Readers can help keep that current. If a UKGC operator removes a provider, changes a visible RTP panel or starts promoting a studio that is not yet covered here, send the page URL and dated source to the corrections inbox listed in the editorial policy. Provider coverage is one of the easiest parts of a casino site to let go stale, especially after lobby refreshes.

FAQ

What is a casino software provider?

The company that builds or distributes games used by casino operators.

Does a provider licence mean the casino is safe?

No. Verify the casino operator's UKGC licence separately.

Where do I see the real RTP?

Open the in-game information panel inside the operator lobby.

Which provider is best for live casino?

Evolution is the flagship live-casino supplier in this cluster, but table rules and operator quality still matter.

Which provider page should slot players start with?

Start with NetEnt for classic slots, Play'n GO for Book of Dead style games, Pragmatic for modern high-visibility slots and Microgaming for legacy jackpot context.

Evidence status and reader safety

This page is an editorial guide built from public-source operator profiles, regulator-facing context and product documentation available before a live-account check.
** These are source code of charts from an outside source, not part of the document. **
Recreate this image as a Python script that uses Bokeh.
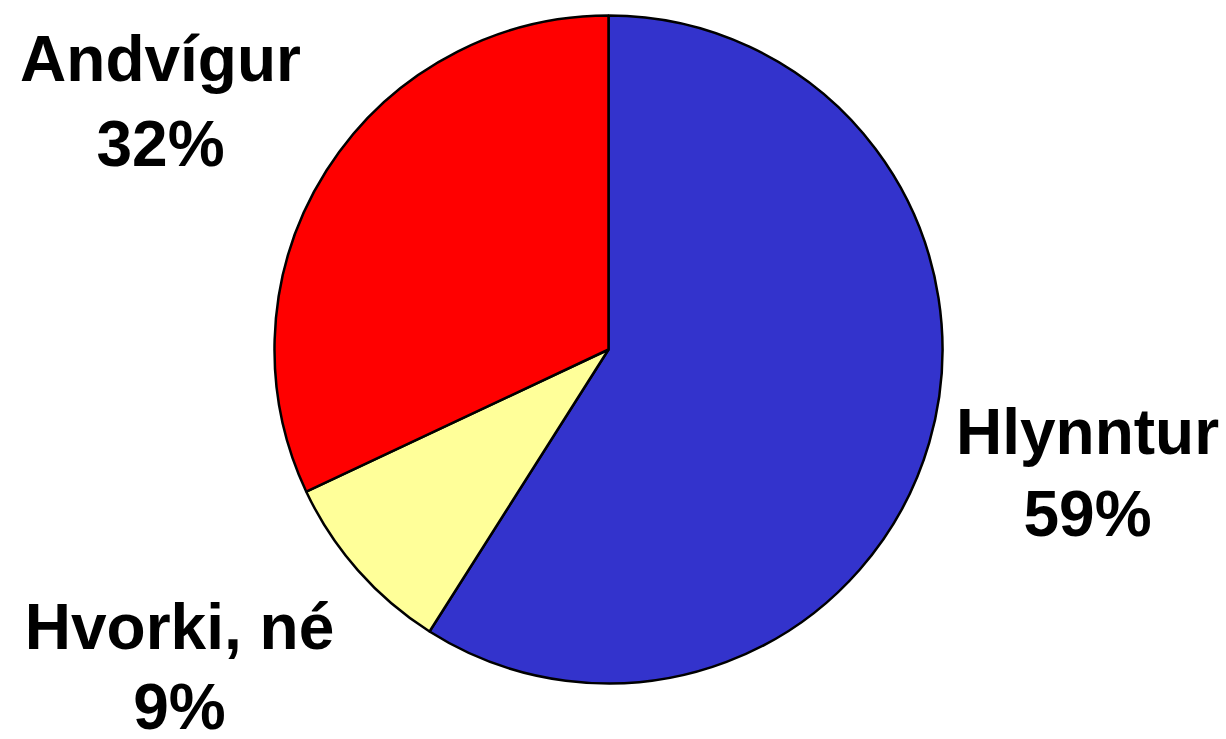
import numpy as np
from bokeh.plotting import figure
from bokeh.models import Range1d, ColumnDataSource
from bokeh.core.properties import value
from bokeh.embed import file_html
from bokeh.resources import INLINE

# ---- data ----
categories = ["Hlynntur", "Hvorki, né", "Andvígur"]
shares = [59, 9, 32]
slice_colors = ["#3333CC", "#FFFF99", "#FF0000"]

# ---- layout (pixel-like data space) ----
W, H = 1226, 739
cx, cy, r = 608, 390, 334
label_x = [1087, 179, 160]
name_y = [308, 113, 681]
pct_y = [226, 33, 596]

vals = np.array(shares, dtype=float)
frac = vals / vals.sum()
cum = np.concatenate([[0.0], np.cumsum(frac)])
start = np.pi / 2 - 2 * np.pi * cum[:-1]
end = np.pi / 2 - 2 * np.pi * cum[1:]

src = ColumnDataSource(dict(
    cat=categories, start=start, end=end, color=slice_colors,
    lx=label_x, ny=name_y, py=pct_y,
    pct=[f"{s}%" for s in shares],
))

p = figure(width=W, height=H, output_backend="svg", toolbar_location=None,
           x_range=Range1d(0, W), y_range=Range1d(0, H), min_border=0)
p.axis.visible = False
p.grid.visible = False
p.outline_line_color = None
p.background_fill_color = "white"
p.border_fill_color = "white"

p.wedge(x=cx, y=cy, radius=r, start_angle="start", end_angle="end",
        direction="clock", fill_color="color", line_color="black",
        line_width=2.5, source=src)

common = dict(text_font=value("Liberation Sans"), text_font_style="bold",
              text_font_size="64px", text_align="center",
              text_baseline="alphabetic", text_color="black")
p.text(x="lx", y="ny", text="cat", source=src, **common)
p.text(x="lx", y="py", text="pct", source=src, **common)

open("out.html", "w").write(file_html(p, INLINE))
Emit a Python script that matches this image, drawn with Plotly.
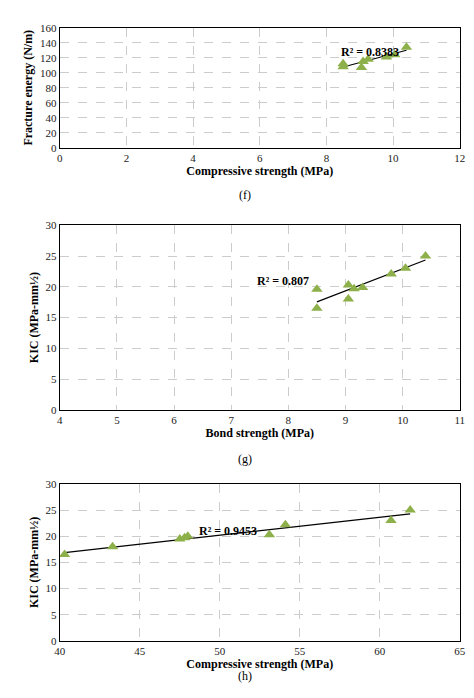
import numpy as np
import plotly.graph_objects as go

# (f) fracture energy vs compressive strength
f_x = [8.5, 8.5, 9.05, 9.1, 9.25, 9.8, 10.05, 10.4]
f_y = [108, 112, 107, 115, 118, 121, 124, 134]
# (g) KIC vs bond strength
g_x = [8.5, 8.5, 9.05, 9.05, 9.15, 9.3, 9.8, 10.05, 10.4]
g_y = [19.6, 16.5, 20.3, 18.0, 19.7, 19.9, 22.1, 23.0, 25.0]
# (h) KIC vs compressive strength
h_x = [40.3, 43.3, 47.5, 47.8, 48.0, 53.1, 54.1, 60.7, 61.9]
h_y = [16.5, 18.0, 19.5, 19.7, 20.0, 20.3, 22.2, 23.0, 25.0]

fnt = "Liberation Serif"
green = "#8db04a"
fig = go.Figure()

panels = [
    (f_x, f_y, "", [0.805, 0.98], [0, 12], 2, [0, 160], 20,
     "Fracture energy (N/m)", "Compressive strength (MPa)", "R² = 0.8383", (9.3, 128), "(f)", 0.75),
    (g_x, g_y, "2", [0.423, 0.692], [4, 11], 1, [0, 30], 5,
     "KIC (MPa-mm½)", "Bond strength (MPa)", "R² = 0.807", (7.9, 21), "(g)", 0.352),
    (h_x, h_y, "3", [0.086, 0.315], [40, 65], 5, [0, 30], 5,
     "KIC (MPa-mm½)", "Compressive strength (MPa)", "R² = 0.9453", (50.5, 21), "(h)", 0.022),
]

for xs, ys, n, dom, xr, xd, yr, yd, ytit, xtit, r2, rpos, lab, laby in panels:
    k, b = np.polyfit(xs, ys, 1)
    lx = [min(xs), max(xs)]
    fig.add_trace(go.Scatter(x=lx, y=[k * v + b for v in lx], mode="lines",
                             line=dict(color="black", width=1.2), xaxis="x" + n, yaxis="y" + n))
    fig.add_trace(go.Scatter(x=xs, y=ys, mode="markers",
                             marker=dict(symbol="triangle-up", size=10, color=green),
                             xaxis="x" + n, yaxis="y" + n))
    ax = dict(showline=True, mirror=True, linecolor="black", linewidth=1,
              gridcolor="#cccccc", griddash="dash", zeroline=False,
              tickfont=dict(family=fnt, size=11, color="#222"))
    fig.layout["xaxis" + n] = dict(ax, domain=[0.101, 0.965], range=xr, dtick=xd,
                                   anchor="y" + n, ticks="",
                                   title=dict(text="<b>" + xtit + "</b>", standoff=2,
                                              font=dict(family=fnt, size=12, color="black")))
    fig.layout["yaxis" + n] = dict(ax, domain=dom, range=yr, dtick=yd, anchor="x" + n,
                                   title=dict(text="<b>" + ytit + "</b>", standoff=4,
                                              font=dict(family=fnt, size=12, color="black")))
    fig.add_annotation(x=rpos[0], y=rpos[1], xref="x" + n, yref="y" + n, text="<b>" + r2 + "</b>",
                       showarrow=False, font=dict(family=fnt, size=12, color="black"))
    fig.add_annotation(x=0.5, y=laby, xref="paper", yref="paper", text=lab, showarrow=False,
                       font=dict(family=fnt, size=12, color="black"))

fig.update_layout(width=474, height=698, margin=dict(l=0, r=0, t=0, b=0),
                  showlegend=False, plot_bgcolor="white", paper_bgcolor="white")
fig.write_html("out.html")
It does not claim that CHD has completed a funded deposit, gameplay, KYC and withdrawal test for every operator or payment method named here.

Before money moves, check the live operator footer, the UKGC public register, the current cashier, the bonus terms and the responsible-gambling controls inside your own account. If the live source differs from this guide, treat the live source as controlling and use the difference as a correction signal rather than as a reason to force a payment route.